Because I am on the cutting edge of social media, I decided to write a review of The Great Circus Mystery partially in the style of a series of tweets. At the time of this writing, the Twitter names used did not exist. If they do now, hey, maybe you have some free followers. You can thank me (@iscoff) later. If you find this confusing because you don’t understand how Twitter works, you can complain about it to me at @iscoff.
@freakmickey: Going to the circus with @69minnie69. gonna eat peanuts and cotton candy until I puke and then laugh at whomever has to clean it up.
@69minnie69: @freakmickey i swear to god if u smell like vomit again 2day ur gonna have to look at pluto if u wanna get laid u dirty f#ck
@freakmickey: @69minnie69 Don’t lie baby, you like it DIRTY.
@69minnie69: @freakmickey not that dirty u filthy mousef#ck!! im not reliving the day we went 2 tha fleamarket
@ghbgoofy: @freakmickey @69minnie69 GAWRSH! A hyuck hyuck hyuck!
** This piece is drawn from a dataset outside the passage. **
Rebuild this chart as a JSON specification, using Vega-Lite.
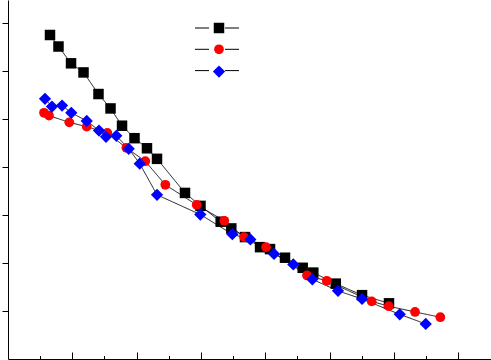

You two shur are werid!
@whatsthatdonald: RT@ghbgoofy: @freakmickey @69minnie69 GAWRSH! A hyuck hyuck hyuck! You two shur are werid! – yss i cmpretry ahgrheee
@69minnie69: @whatsthatdonald What? what the f#ck did u say? lern to type u pantless retard
@whatsthatdonald: @69minnie69 you try typng wthh fethrrrsss bttch
@ghbgoofy: A hyuck hyuck hyuck!
@ghbgoofy: Hyuck hyuck
@freakmickey: Gonna be late to the circus ’cause Minnie dropped her dental dam in the garbage and I have to fish it out
@freakmickey: This is really gross you guys
@whatsthatdonald: thss cirsss is sooooo fcked uppp! why the fckk am i in thsss box? fffcckkk
@ghbgoofy: Yerr Mickey I’d take a pash on this circus if’n I wash you! They put shomethin’ in muh brain! MUH BRAINWEM!E@E!
@69minnie69: don’t worry @freakmickey, I’ll bring our bag of weird outfits and costumes and we can dress up and kill bitches
And what a gimmick that was! The Great Circus Mystery is a decent enough game if you like gameplay and anthropomorphic mice*, but if you’re like me and seeking the endorphin rush that only comes with vivid depictions of onscreen violence and mayhem, you’ll be sorely disappointed by the total lack of blood, guts or any sort of viscera that would otherwise be entertaining. You can jump on creatures’ heads, but they’re obviously still alive, so what’s the point?
The Great Circus Mystery is a fine game for stupid babies and the developmentally disabled.
* but only kind of like…not too much, since there’s no yiffing here, you sad sacks of crap.